China’s ambitions to challenge a US-led world order are not a secret. It is known that every big Chinese diplomatic effort is ultimately aimed at weakening the US Dollar’s hegemony as a global currency and at the same time establishing a parallel regime to the Bretton Woods Institutions- the IMF and the World Bank. One such Chinese effort is the BRICS, an intergovernmental organisation comprising Brazil, Russia, India, China and South Africa.
Beijing had high hopes with the BRICS, but things haven’t exactly gone its way. While the relevance of the BRICS was always under the scanner, now its futility is becoming clearer. Geopolitical conflicts and Sino phobia within Brazil, India and Russia are threatening the very existence of BRICS, while South Africa’s economic collapse is rendering its participation irrelevant.
To be fair, the BRICS was never as widely reported as the Belt and Road Initiative (BRI), perhaps because the BRICS never really took off. However, Beijing which led efforts to create the BRICS after the 2008 recession bets heavily on the intergovernmental organisation to achieve its superpower ambitions.
Only last year China’s State-run media outlet, CGTN published a report titled, “The Importance of BRICS to China”. The CGTN report stated that while the BRI expresses its outward ambitions, “China is also heavily invested in BRICS.” The Chinese State media outlet also described the BRICS as an “antidote to the G7 and other U.S.-dominated institutions.”
The top items on China’s agenda were again described by CGTN as “the need to find a new global reserve currency.” The Chinese State media outlet also suggested, “It is also in China’s strategic interest to have a less U.S.-centric global system; forging economic alliances with the world’s largest emerging global economies will certainly help in this endeavour.”
In the Chinese perception, BRICS was a shortcut to new China-led world order. This also led to Beijing forming two institutions- the New Development Bank (NDB) and the Asia Infrastructure Investment Bank (AIIB).
However, the BRICS was a non-starter from the very beginning. Unlike the post-World War II institutions, the BRICS wasn’t based on shared political or social values. While the US-led world order is based on democratic and liberal values, the Indian and the Brazilian democracies often came into conflict with Chinese Communism.
India and Brazil went along with BRICS only because of the regimes that couldn’t take a firm policy stand on China at that time.
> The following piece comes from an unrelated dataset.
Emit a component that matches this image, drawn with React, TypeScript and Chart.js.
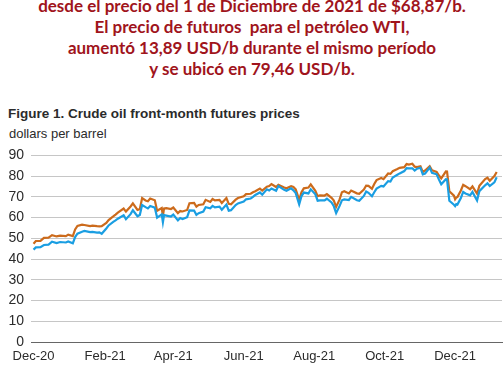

Within India, the UPA governments, for example, were never very keen on challenging Chinese hegemony. But now things have started changing.
The Modi government in India and the Jair Bolsonaro regime in Brazil interpret China as an adversary, rather than a partner. Within India, Prime Minister Modi has shown the ability to take on the China challenge. And in Brazil, Jair Bolsonaro won the Brazil Presidential polls only based on his anti-Beijing agenda. Today, Jair Bolsonaro’s son Eduardo Bolsonaro and other Brazilian lawmakers are leading the charge against China.
Moreover, Russia- the only country within the BRICS that somewhat resembles China’s authoritarian characteristics, is itself having far too many issues with China. While Moscow claims to share a “strategic axis of convenience” with Beijing, it faces several challenges from China from Beijing’s growing influence in Central Asia to Chinese claims over the Arctic and Beijing’s fetish for copying Russian defence designs.
The only other member in the BRICS- South Africa has fallen into a recession and is more or less irrelevant in the present world order.
Furthermore, any chances of a BRICS revival have been curtailed by Chinese belligerence against India in Ladakh and territorial claims in the Russian Far East, including the city of Vladivostok.
Over the recent past, therefore, the BRICS has virtually crashed on a larger global level. Events like G-7 expansion and Trump’s ambitions to include both India and Russia in an expanded G-7 have dashed Beijing’s hopes of challenging American hegemony. Similarly, India has become a QUAD partner which consists of US and US allies- Japan and Australia. Finally, China is nowhere near its ambition of internationalising Yuan and challenging the dominance Dollar.
Sooner or later, China would realise that the BRICS have fallen apart and so have China’s big power display ambitions. Consequently, a China-led world order remains a far-fetched dream.